Chris Cuomo: "Absolutely. You can see what he's trying to do there, be on MTV, is make the environment cool. And he is on top of the world. He is taking an issue that a lot of politicians are avoiding. He's owning it. His poll numbers are up and he's talking about everything. He is jolly."

[This item, by Scott Whitlock, was posted Friday on the MRC's blog, NewsBusters.org: newsbusters.org ]

A transcript of the segment:

Diane Sawyer: "He's come a long way, trading in his Hummer for a hybrid. Move over. The Terminator is actually going to become the man who tries to save the planet for real here. It is the green giant, I don't buy jolly in Schwarzenegger case. We'll find out from Chris Cuomo because he sat down with the governor."
Chris Cuomo: "Absolutely. You can see what he's trying to do there, be on MTV, is make theenvironment cool. And he is on top of the world. He is taking an issue that a lot of politicians are avoiding. He's owning it. His poll numbers are up and he's talking about everything. He is jolly."

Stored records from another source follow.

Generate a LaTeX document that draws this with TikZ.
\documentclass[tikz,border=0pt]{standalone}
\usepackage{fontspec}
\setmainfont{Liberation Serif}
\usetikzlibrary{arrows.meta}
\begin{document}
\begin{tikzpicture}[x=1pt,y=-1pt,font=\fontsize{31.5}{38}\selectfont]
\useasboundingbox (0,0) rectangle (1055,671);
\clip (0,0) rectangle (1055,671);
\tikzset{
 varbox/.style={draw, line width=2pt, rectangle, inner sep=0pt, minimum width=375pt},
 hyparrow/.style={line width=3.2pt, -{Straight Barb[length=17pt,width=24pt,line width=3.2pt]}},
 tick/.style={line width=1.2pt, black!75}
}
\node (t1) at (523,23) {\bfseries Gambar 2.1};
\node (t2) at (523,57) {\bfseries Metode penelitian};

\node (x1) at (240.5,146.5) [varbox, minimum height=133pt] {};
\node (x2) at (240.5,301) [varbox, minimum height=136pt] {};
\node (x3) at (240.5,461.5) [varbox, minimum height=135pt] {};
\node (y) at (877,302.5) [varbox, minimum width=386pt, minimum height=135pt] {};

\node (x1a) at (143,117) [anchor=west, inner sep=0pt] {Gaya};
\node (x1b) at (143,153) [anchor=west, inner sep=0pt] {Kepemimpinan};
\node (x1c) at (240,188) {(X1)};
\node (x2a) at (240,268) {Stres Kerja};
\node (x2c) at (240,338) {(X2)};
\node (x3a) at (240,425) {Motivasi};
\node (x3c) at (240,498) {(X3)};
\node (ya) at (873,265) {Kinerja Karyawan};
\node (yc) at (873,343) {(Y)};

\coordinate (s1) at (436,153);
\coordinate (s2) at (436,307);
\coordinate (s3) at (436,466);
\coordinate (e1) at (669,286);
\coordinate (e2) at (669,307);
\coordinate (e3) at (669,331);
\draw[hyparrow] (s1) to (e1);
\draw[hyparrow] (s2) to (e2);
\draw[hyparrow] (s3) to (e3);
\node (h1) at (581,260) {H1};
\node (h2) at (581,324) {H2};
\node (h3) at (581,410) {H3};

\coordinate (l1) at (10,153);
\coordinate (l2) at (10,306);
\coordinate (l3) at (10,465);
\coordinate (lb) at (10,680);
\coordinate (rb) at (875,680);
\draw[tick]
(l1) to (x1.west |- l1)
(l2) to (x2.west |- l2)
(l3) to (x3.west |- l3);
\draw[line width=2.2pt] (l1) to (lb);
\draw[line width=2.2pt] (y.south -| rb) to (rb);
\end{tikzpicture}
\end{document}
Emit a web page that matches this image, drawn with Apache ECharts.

Cuomo: "Arnold Schwarzenegger has undergone an incredible transformation to think, the five time Mr. Universe, and action hero is now respected more for his political muscle. In fact, he's out in front of one of the biggest political issues facing our time and he has a lot of presidential buzz surrounding him, even though he's not allowed to run. Mr. Governor, no surprise to you, you are on the cover of '€˜Newsweek. You are being called the Green Giant. In this piece, it says you're filling the vacuum that Washington is leaving because of how you are trying to control greenhouse gases in your state. You don't see answers to the environmental problem coming from Washington do you?"
California Governor Arnold Schwarzenegger: "Well, I think they are very slow. You know, I think that they're, I'm sure making an effort, but I think the effort that they're making is not big enough, not fast enough, of what needs to be done in the world right now."
Cuomo: "You've used the word embarrassing, how the federal government is responding to this issue."
Schwarzenegger: "Well, I think that, I wish there was much more leadership there and that we can be a great example, like I said, for the rest of the world. So, what we have to do is set goals for ourselves, how to reduce it, and turn the clock back. We know that 40 percent of the greenhouse gasses come from the cars. And so, we have to really, also set very tough standards there, '€˜cause if they don't make the changes in Detroit, you know, the Japanese will, the Chinese will, the South Koreans will, the Germans will. So, they will steal the business away. And we have already seen how successful the Japanese, with their cards, with their hybrid cars. And, so, we want Americans to be successful. You can't open up a newspaper or magazine. I went on a newsstand yesterday, and there was literally nine cover stories all about global warming."
Cuomo: "Did you stand over the shoulder of any purchaser there saying why are you buying that magazine when there's this handsome man right there?"
Schwarzenegger: "I immediately threatened them, absolutely. I was there as the terminator and threatened them."
Cuomo: "You're on the cover of Newsweek magazine. Frustrating that you can't be on the national stage running for President?"
Schwarzenegger: "You know, I don't concentrate on the things I can't do. Because if I look at what I was able to accomplish because I'm in America, that is staggering."
Cuomo: "You do though think about what it would be like to run for President if you could?"
Schwarzenegger: "Oh, yes. Absolutely. I've thought about what it would be like to be an Olympic champion in shot putt. I've thought about a lot of things, what it would be like to be Bill Gates. You know, I mean, of course. You see those things in front of you, it's always fun to dream about those things."
Cuomo: "Do you think, when you look at the crop of candidates to take over President Bush's job do you see somebody there with the courage to take on the big issues?"
Schwarzenegger: "I think there are several candidates. Like, for instance, among the Republicans, if you think about McCain and Rudy Giuliani, both the of them are talking about the environment."
Cuomo: "Do you have in your headed who you think is going to win?"
Schwarzenegger: "Not at this point, no."
Cuomo: "Do you have a favorite?"
Schwarzenegger: "Not yet."
Cuomo: "Do you have a least favorite?"
Schwarzenegger: "No. Not yet" .
Cuomo: "Do you have someone in the middle?"
Schwarzenegger: "No. I'm not going to go there.
Cuomo: "Let me ask you something else, little bit of a different subject, which picture are you more proud of, this Arnold or this Arnold?" [Cuomo holds up a Muscle Fitness magazine with Arnold flexing and the Newsweek cover about Arnold saving the planet.]
Schwarzenegger: "Well, in the days I was doing body building, I was most proud of a cover like this."
Cuomo: "I mean, look at that."
Schwarzenegger: "I know. Look at those biceps."
Cuomo: "Come on."
Schwarzenegger: "And look at the deltoids. Don't forget the abs."

Sawyer: "So, he dreams about being President, but can't be?"
Cuomo: "Right. But he could play a huge role. Because he wants to talk about these big issues and he's so popular, he could shame the other candidates into addressing the environment and health care. He could do it."
Sawyer: "Wasn't there a movement to make it possible for those born outside of the country to be President?"
Cuomo: "It's tough to change the Constitution."